===== Dataset content =====
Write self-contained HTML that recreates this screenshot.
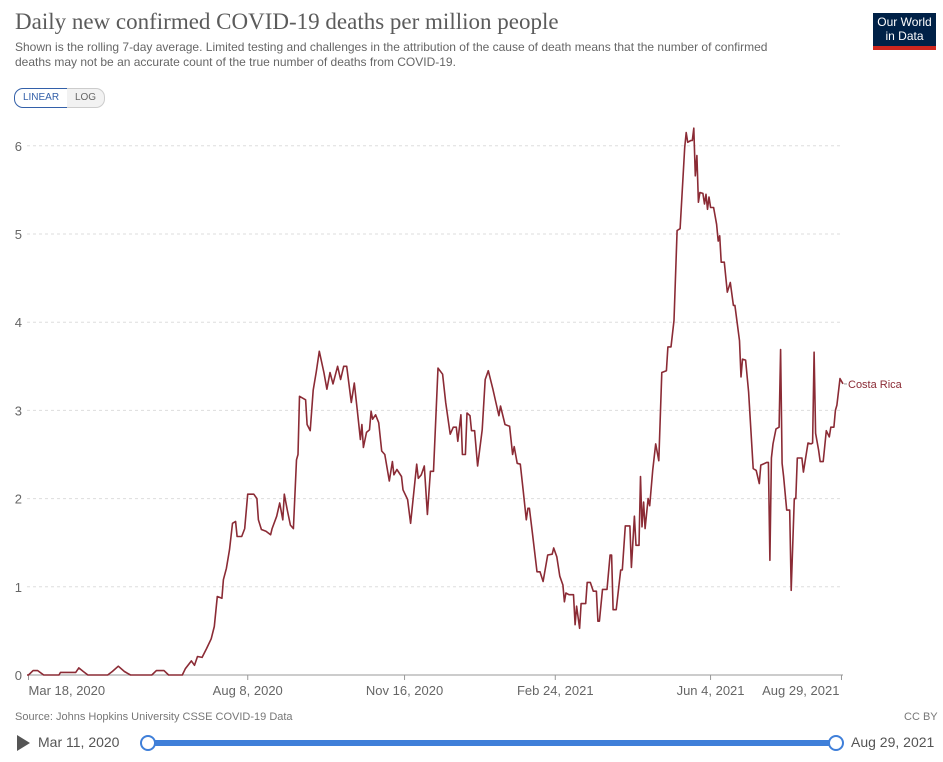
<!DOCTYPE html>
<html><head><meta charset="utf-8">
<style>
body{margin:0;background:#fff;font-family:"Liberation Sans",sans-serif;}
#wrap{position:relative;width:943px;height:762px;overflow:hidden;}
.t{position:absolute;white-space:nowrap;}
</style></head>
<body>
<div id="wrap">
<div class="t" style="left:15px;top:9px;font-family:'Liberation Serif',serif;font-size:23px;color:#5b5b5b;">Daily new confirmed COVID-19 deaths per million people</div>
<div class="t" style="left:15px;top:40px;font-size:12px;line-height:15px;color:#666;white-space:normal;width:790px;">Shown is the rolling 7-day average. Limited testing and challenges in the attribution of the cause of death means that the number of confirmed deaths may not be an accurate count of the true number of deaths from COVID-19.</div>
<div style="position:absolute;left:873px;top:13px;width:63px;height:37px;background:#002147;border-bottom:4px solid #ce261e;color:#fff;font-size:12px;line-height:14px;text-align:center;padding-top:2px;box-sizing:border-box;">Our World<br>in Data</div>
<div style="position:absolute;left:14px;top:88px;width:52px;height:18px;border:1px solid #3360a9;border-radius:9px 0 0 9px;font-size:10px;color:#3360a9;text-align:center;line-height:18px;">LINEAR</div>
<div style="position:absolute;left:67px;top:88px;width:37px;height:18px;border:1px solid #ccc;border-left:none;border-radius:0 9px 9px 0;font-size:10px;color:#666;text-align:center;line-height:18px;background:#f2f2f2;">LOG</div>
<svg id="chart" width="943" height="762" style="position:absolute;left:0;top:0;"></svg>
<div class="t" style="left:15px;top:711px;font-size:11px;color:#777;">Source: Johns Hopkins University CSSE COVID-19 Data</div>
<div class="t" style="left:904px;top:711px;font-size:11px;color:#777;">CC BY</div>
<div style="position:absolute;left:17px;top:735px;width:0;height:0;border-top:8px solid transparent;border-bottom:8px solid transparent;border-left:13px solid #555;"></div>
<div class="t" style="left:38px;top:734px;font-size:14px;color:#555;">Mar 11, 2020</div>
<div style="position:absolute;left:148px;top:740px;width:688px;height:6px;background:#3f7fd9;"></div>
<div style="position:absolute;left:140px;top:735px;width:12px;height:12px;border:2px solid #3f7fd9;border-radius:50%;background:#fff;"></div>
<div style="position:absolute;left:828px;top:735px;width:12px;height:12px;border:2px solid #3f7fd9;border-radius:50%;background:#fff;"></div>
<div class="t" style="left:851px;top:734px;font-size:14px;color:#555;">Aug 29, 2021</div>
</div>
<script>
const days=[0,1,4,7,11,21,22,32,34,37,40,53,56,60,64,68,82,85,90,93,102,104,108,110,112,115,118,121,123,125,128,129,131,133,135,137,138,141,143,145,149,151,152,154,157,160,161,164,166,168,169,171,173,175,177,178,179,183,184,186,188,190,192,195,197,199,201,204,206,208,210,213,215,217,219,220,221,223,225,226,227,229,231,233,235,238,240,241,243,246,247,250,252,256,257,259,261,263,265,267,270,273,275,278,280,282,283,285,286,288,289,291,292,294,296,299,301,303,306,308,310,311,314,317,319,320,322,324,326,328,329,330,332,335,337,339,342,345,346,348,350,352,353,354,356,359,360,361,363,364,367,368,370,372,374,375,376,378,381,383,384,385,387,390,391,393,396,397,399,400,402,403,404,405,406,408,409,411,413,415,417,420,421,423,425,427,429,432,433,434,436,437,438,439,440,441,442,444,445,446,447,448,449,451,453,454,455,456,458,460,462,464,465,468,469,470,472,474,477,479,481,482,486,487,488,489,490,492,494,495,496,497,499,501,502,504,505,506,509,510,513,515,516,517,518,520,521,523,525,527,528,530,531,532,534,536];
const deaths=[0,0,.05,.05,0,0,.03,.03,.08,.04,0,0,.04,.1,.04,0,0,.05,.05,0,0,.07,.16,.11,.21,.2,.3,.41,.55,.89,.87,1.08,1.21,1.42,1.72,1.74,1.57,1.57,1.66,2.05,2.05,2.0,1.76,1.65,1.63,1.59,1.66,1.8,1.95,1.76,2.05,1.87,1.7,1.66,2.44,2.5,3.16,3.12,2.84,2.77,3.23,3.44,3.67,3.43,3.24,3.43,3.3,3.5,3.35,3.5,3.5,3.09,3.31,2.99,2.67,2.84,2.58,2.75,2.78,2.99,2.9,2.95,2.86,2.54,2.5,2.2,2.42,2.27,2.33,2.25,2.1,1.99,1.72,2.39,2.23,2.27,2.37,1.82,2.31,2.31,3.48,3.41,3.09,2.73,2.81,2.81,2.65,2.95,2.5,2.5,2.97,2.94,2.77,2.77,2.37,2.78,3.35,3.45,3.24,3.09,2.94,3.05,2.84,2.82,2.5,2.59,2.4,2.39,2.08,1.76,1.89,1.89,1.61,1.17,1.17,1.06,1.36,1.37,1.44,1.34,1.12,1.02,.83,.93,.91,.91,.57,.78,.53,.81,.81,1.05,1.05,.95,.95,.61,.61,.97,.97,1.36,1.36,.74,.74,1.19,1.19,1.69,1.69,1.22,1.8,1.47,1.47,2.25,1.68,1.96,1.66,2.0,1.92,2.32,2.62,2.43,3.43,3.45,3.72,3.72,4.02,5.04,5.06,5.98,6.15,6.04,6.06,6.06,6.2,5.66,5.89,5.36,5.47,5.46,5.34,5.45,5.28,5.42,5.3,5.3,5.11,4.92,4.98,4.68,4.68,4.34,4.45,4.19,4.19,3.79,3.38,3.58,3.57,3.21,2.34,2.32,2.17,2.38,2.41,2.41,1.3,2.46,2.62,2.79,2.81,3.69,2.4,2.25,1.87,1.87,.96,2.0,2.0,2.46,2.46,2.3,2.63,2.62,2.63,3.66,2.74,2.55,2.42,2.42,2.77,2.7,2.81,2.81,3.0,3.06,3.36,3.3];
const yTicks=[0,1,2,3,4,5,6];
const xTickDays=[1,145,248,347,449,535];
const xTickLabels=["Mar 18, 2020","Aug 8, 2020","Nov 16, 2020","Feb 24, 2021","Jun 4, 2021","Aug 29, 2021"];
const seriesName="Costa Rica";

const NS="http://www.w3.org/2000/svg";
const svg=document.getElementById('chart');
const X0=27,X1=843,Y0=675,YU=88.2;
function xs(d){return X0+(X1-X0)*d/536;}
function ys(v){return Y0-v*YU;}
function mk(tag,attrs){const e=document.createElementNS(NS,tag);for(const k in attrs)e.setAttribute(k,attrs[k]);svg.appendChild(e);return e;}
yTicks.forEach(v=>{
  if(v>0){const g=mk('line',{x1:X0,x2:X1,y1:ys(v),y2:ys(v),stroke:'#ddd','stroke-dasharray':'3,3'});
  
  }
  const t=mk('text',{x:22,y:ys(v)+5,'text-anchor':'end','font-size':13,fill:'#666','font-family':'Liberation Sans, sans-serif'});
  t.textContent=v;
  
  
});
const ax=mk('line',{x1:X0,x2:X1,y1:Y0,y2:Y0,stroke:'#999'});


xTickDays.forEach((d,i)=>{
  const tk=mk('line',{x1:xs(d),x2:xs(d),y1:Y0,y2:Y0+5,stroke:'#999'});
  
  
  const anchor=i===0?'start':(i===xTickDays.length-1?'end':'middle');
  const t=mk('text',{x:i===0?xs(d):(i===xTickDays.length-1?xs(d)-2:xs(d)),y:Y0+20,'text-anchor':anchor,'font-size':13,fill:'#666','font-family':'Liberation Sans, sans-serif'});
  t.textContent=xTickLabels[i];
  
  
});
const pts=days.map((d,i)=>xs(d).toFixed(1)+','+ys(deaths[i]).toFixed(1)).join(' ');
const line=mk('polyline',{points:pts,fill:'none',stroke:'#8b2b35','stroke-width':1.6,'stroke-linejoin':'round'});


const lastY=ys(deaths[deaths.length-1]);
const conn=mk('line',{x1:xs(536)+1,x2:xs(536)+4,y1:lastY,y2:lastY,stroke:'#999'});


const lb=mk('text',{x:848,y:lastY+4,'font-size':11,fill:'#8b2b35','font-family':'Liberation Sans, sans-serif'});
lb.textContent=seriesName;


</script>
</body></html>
=====
## Your goal
Collect each line above holding the string "that".

## Complete answer
Write self-contained HTML that recreates this screenshot.
<div class="t" style="left:15px;top:40px;font-size:12px;line-height:15px;color:#666;white-space:normal;width:790px;">Shown is the rolling 7-day average. Limited testing and challenges in the attribution of the cause of death means that the number of confirmed deaths may not be an accurate count of the true number of deaths from COVID-19.</div>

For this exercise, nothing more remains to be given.